XII) Собрание так называемых
Статейных Списков, или Посольских дел, и грамот в Архиве Иностранной Коллегии с XV века, когда и происшествия и способы для их описания дают Читателю право требовать уже большей удовлетворительности от Историка.
К сей нашей собственности присовокупляются.
XIII)
Иностранные современные летописи: Византийские, Скандинавские, Немецкие, Венгерские, Польские, вместе с известиями путешественников.
XIV)
Государственные бумаги иностранных Архивов: всего более пользовался я выписками из Кенигсбергского.
Вот материалы Истории и предмет Исторической Критики!
А. С. Пушкин
Из статьи
ИСТОРИЯ РУССКОГО НАРОДА,
сочинение Николая Полевого
<…> Приемлем смелость заметить г-ну Полевому, что он поступил по крайней мере неискусно, напав на „Историю государства Российского“ в то самое время, как начинал печатать „Историю русского народа“. Чем полнее, чем искреннее отдал бы он справедливость Карамзину, чем смиреннее отозвался бы он о самом себе, тем охотнее были бы все готовы приветствовать его появление на поприще, ознаменованном бессмертным трудом его предшественника. Он отдалил бы от себя нарекания, правдоподобные, если не совсем справедливые. Уважение к именам, освященным славою, не есть подлость (как осмелился ктю-то напечатать), но первый признак ума просвещенного. Позорить их дозволяется токмо ветренному невежеству, как некогда, по указу эфоров, одним хиосским жителям дозволено было пакостить всенародно.
Карамзин есть первый наш историк и последний летописец. Своею критикой он принадлежит истории, простодушием и апофегмами — хронике. Критика его состоит в ученом сличении преданий, в остроумном изыскании истины, в ясном и верном изображении событий. Нет ни единой эпохи, ни единого важного происшествия, которые не были бы удовлетворительно развиты Карамзиным. Где рассказ его неудовлетворителен, там недоставало ему источников: он их не заменял своевольными догадками. Нравственные его размышления, своею иноческою простотою, дают его повествованию всю неизъяснимую прелесть древней летописи. Он их употреблял, как краски, но не полагал в них никакой существенной важности. „Заметим, что сии апофегмы, — говорит он в предисловии, столь много критикованном и столь еще мало понятом, — бывают для основательных умов или полуистинами, или весьма обыкновенными истинами, которые не имеют большой цены в истории, где ищем действия и характеров“. Не должно видеть в отдельных размышлениях насильственного направления повествования к какой-нибудь известной цели. Историк, добросовестно рассказав происшествие, выводит одно заключение, вы другое, г-н Полевой никакого: вольному воля, как говорили наши предки.

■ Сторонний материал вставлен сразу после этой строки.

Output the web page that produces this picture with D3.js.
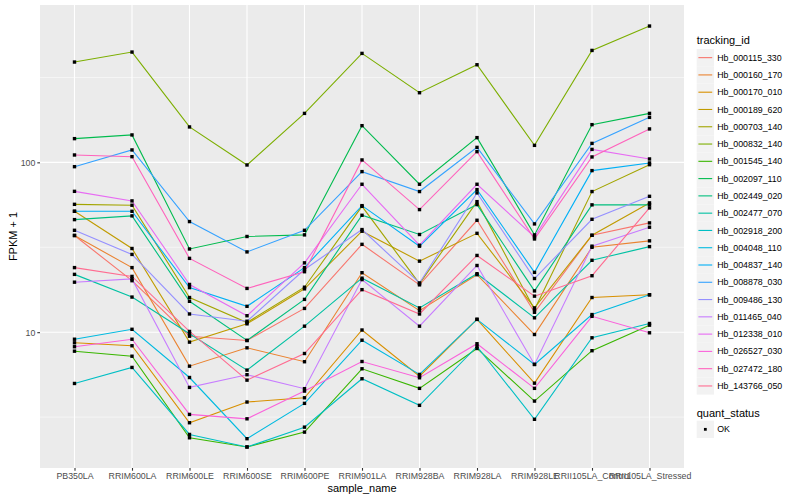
<!DOCTYPE html>
<html><head><meta charset="utf-8">
<script src="https://cdn.jsdelivr.net/npm/d3@7"></script>
<style>
body{margin:0;background:#fff}
svg{display:block}
text{font-family:"Liberation Sans",Arial,Helvetica,sans-serif}
</style>
</head><body>
<svg id="chart" width="800" height="500"></svg>
<script>
// ---------- data ----------
const samples = ["PB350LA","RRIM600LA","RRIM600LE","RRIM600SE","RRIM600PE","RRIM901LA","RRIM928BA","RRIM928LA","RRIM928LE","RRII105LA_Control","RRII105LA_Stressed"];
const trackingIds = ["Hb_000115_330","Hb_000160_170","Hb_000170_010","Hb_000189_620","Hb_000703_140","Hb_000832_140","Hb_001545_140","Hb_002097_110","Hb_002449_020","Hb_002477_070","Hb_002918_200","Hb_004048_110","Hb_004837_140","Hb_008878_030","Hb_009486_130","Hb_011465_040","Hb_012338_010","Hb_026527_030","Hb_027472_180","Hb_143766_050"];
const quantStatus = ["OK"];
const yTickValues = [10, 100];

const hb_000115_330 = [37.1, 20.1, 9.47, 8.94, 13.8, 32.9, 19.0, 45.6, 13.1, 37.2, 44.0];
const hb_000160_170 = [37.1, 24.0, 6.31, 8.09, 6.7, 22.4, 13.4, 21.8, 9.69, 31.6, 34.5];
const hb_000170_010 = [8.66, 8.32, 2.93, 3.88, 4.11, 10.3, 5.51, 11.9, 5.01, 16.0, 16.6];
const hb_000189_620 = [51.5, 31.1, 8.74, 11.2, 18.0, 39.3, 26.2, 38.2, 13.9, 37.2, 57.7];
const hb_000703_140 = [56.6, 55.9, 16.0, 11.4, 18.4, 55.1, 19.3, 58.7, 13.6, 67.3, 96.9];
const hb_000832_140 = [389.6, 446, 161.6, 96.5, 194.2, 438, 257, 375.5, 125.9, 456, 634.6];
const hb_001545_140 = [7.73, 7.22, 2.39, 2.11, 2.58, 6.09, 4.67, 8.02, 3.93, 7.78, 11.0];
const hb_002097_110 = [137.9, 145, 30.9, 36.6, 37.4, 164.4, 74.3, 139.8, 37.4, 166.7, 194.2];
const hb_002449_020 = [46.0, 48.4, 15.2, 8.94, 15.6, 48.8, 37.6, 56.4, 17.5, 56.2, 56.2];
const hb_002477_070 = [21.9, 16.1, 9.79, 5.98, 10.85, 20.8, 13.9, 22.1, 12.15, 26.5, 31.9];
const hb_002918_200 = [4.99, 6.2, 2.5, 2.11, 2.76, 5.32, 3.71, 8.24, 3.07, 9.27, 11.25];
const hb_004048_110 = [9.09, 10.4, 5.41, 2.36, 3.81, 8.97, 5.64, 11.9, 6.46, 12.7, 16.6];
const hb_004837_140 = [51.5, 51.5, 18.3, 14.2, 24.0, 55.6, 32.1, 69.1, 22.5, 89.4, 99.2];
const hb_008878_030 = [94.3, 118.3, 44.8, 29.7, 39.8, 88.2, 67.3, 122.5, 43.4, 129.3, 184];
const hb_009486_130 = [39.8, 28.7, 12.8, 11.6, 23.4, 40.2, 19.5, 66.1, 20.7, 46.2, 63.1];
const hb_011465_040 = [19.7, 20.6, 4.73, 5.62, 4.65, 20.4, 10.85, 24.7, 6.46, 32.1, 41.5];
const hb_012338_010 = [67.5, 59.3, 19.1, 12.5, 25.6, 74.3, 32.5, 74.3, 36.4, 119.2, 104.7];
const hb_026527_030 = [8.21, 9.09, 3.28, 3.09, 4.5, 6.72, 5.39, 8.55, 4.67, 12.4, 9.92];
const hb_027472_180 = [110.5, 108, 27.2, 18.1, 22.7, 103.3, 52.7, 115.6, 35.4, 107.6, 157.3];
const hb_143766_050 = [24.0, 21.3, 10.1, 5.22, 7.49, 17.8, 12.8, 28.3, 16.3, 21.5, 53.9];

const seriesValues = [hb_000115_330, hb_000160_170, hb_000170_010, hb_000189_620, hb_000703_140,
  hb_000832_140, hb_001545_140, hb_002097_110, hb_002449_020, hb_002477_070, hb_002918_200,
  hb_004048_110, hb_004837_140, hb_008878_030, hb_009486_130, hb_011465_040, hb_012338_010,
  hb_026527_030, hb_027472_180, hb_143766_050];

// ---------- styling ----------
const palette = ["#F8766D","#EA8331","#D89000","#C09B00","#A3A500","#7CAE00","#39B600","#00BB4E","#00BF7D","#00C1A3","#00BFC4","#00BAE0","#00B0F6","#35A2FF","#9590FF","#C77CFF","#E76BF3","#FA62DB","#FF62BC","#FF6C91"];
const series = trackingIds.map((id, i) => ({id, values: seriesValues[i]}));

const svg = d3.select("#chart");
const P = {left: 40, right: 684, top: 5, bottom: 468};

const x = d3.scalePoint().domain(samples).range([P.left, P.right]).padding(0.6);

const allVals = seriesValues.flat();
const lo = Math.log10(d3.min(allVals)), hi = Math.log10(d3.max(allVals));
const ex = (hi - lo) * 0.05;
const y = d3.scaleLog().domain([10 ** (lo - ex), 10 ** (hi + ex)]).range([P.bottom, P.top]);

// panel
svg.append("rect").attr("x", P.left).attr("y", P.top)
  .attr("width", P.right - P.left).attr("height", P.bottom - P.top).attr("fill", "#EBEBEB");

const grid = svg.append("g");
const [d0, d1] = y.domain().map(Math.log10);
const minor = [];
for (let k = Math.floor(d0); k <= Math.ceil(d1); k++) { minor.push(10 ** (k + 0.5)); }
grid.selectAll(".minor").data(minor.filter(v => y(v) >= P.top && y(v) <= P.bottom)).enter().append("line")
  .attr("x1", P.left).attr("x2", P.right).attr("y1", d => y(d)).attr("y2", d => y(d))
  .attr("stroke", "#fff").attr("stroke-width", 0.55);
grid.selectAll(".major").data(yTickValues).enter().append("line")
  .attr("x1", P.left).attr("x2", P.right).attr("y1", d => y(d)).attr("y2", d => y(d))
  .attr("stroke", "#fff").attr("stroke-width", 1.1);
grid.selectAll(".vmajor").data(samples).enter().append("line")
  .attr("x1", d => x(d)).attr("x2", d => x(d)).attr("y1", P.top).attr("y2", P.bottom)
  .attr("stroke", "#fff").attr("stroke-width", 1.1);

// lines
const line = d3.line().x((d, i) => x(samples[i])).y(d => y(d));
svg.append("g").selectAll("path").data(series).enter().append("path")
  .attr("d", d => line(d.values)).attr("fill", "none")
  .attr("stroke", (d, i) => palette[i]).attr("stroke-width", 1.1);

// points
const pts = [];
series.forEach(s => s.values.forEach((v, i) => pts.push({s: samples[i], v})));
const ps = 3.4;
svg.append("g").selectAll("rect").data(pts).enter().append("rect")
  .attr("x", d => x(d.s) - ps / 2).attr("y", d => y(d.v) - ps / 2)
  .attr("width", ps).attr("height", ps).attr("fill", "#000");

// axes
const yAxis = svg.append("g").attr("transform", `translate(${P.left},0)`)
  .call(d3.axisLeft(y).tickValues(yTickValues).tickFormat(d3.format("d")).tickSize(2.7).tickPadding(2));
const xAxis = svg.append("g").attr("transform", `translate(0,${P.bottom})`)
  .call(d3.axisBottom(x).tickSize(2.7).tickPadding(2.5));
[yAxis, xAxis].forEach(a => {
  a.select(".domain").remove();
  a.selectAll(".tick line").attr("stroke", "#333").attr("stroke-width", 1.1);
  a.selectAll(".tick text").attr("fill", "#4D4D4D").style("font-size", "8.8px");
});

svg.append("text").attr("x", (P.left + P.right) / 2).attr("y", 492)
  .attr("text-anchor", "middle").style("font-size", "11px").attr("fill", "#000").text("sample_name");
svg.append("text").attr("transform", `translate(17,${(P.top + P.bottom) / 2}) rotate(-90)`)
  .attr("text-anchor", "middle").style("font-size", "11px").attr("fill", "#000").text("FPKM + 1");

// legend: tracking_id
const lg = svg.append("g").attr("transform", "translate(696.7,0)");
lg.append("text").attr("x", 0).attr("y", 44).style("font-size", "11px").text("tracking_id");
const keyH = 17.28, key0 = 49;
const items = lg.selectAll(".item").data(trackingIds).enter().append("g")
  .attr("transform", (d, i) => `translate(0,${key0 + i * keyH})`);
items.append("rect").attr("width", 17.28).attr("height", 17.28).attr("fill", "#F2F2F2");
items.append("line").attr("x1", 1.7).attr("x2", 15.5).attr("y1", 8.64).attr("y2", 8.64)
  .attr("stroke", (d, i) => palette[i]).attr("stroke-width", 1.1);
items.append("text").attr("x", 20.5).attr("y", 8.64).attr("dy", "0.35em")
  .style("font-size", "8.8px").attr("fill", "#000").text(d => d);

// legend: quant_status
const lq = svg.append("g").attr("transform", "translate(696.7,0)");
lq.append("text").attr("x", 0).attr("y", 416.5).style("font-size", "11px").text("quant_status");
const qi = lq.selectAll(".q").data(quantStatus).enter().append("g")
  .attr("transform", (d, i) => `translate(0,${420.7 + i * keyH})`);
qi.append("rect").attr("width", 17.28).attr("height", 17.28).attr("fill", "#F2F2F2");
qi.append("rect").attr("x", 8.64 - 1.4).attr("y", 8.64 - 1.4).attr("width", 2.8).attr("height", 2.8).attr("fill", "#000");
qi.append("text").attr("x", 20.5).attr("y", 8.64).attr("dy", "0.35em")
  .style("font-size", "8.8px").attr("fill", "#000").text(d => d);
</script>
</body></html>
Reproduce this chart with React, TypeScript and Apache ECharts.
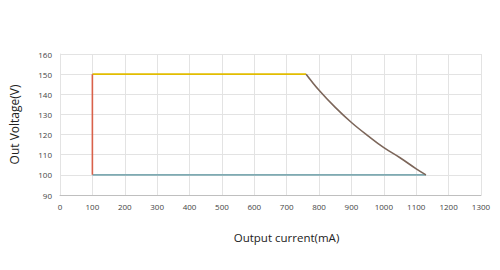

Г-н Полевой замечает, что 5-я глава XII тома была еще недописана Карамзиным, а начало ее, вместе с первыми четырьмя главами, было уже переписано и готово к печати, и делает вопрос: „Когда же думал историк?“
На сие ответствуем:
Когда первые труды Карамзина были с жадностию принимаемы публикою, им образуемою, когда лестный успех следовал за каждым новым произведением его гармонического пера, тогда уже думал он об истории России и мысленно обнимал свое будущее создание. Вероятно, что XII том не был им еще начат, а уже историк думал о той странице, на которой смерть застала последнюю его мысль… Г-н Полевой, немного подумав, конечно сам удивится своему легкомысленному вопросу.
Комментарии
1 \"Высочайшее согласие\" на сооружение памятника было дано в 1833 году.
2 Апофегма — краткое изречение, афоризм.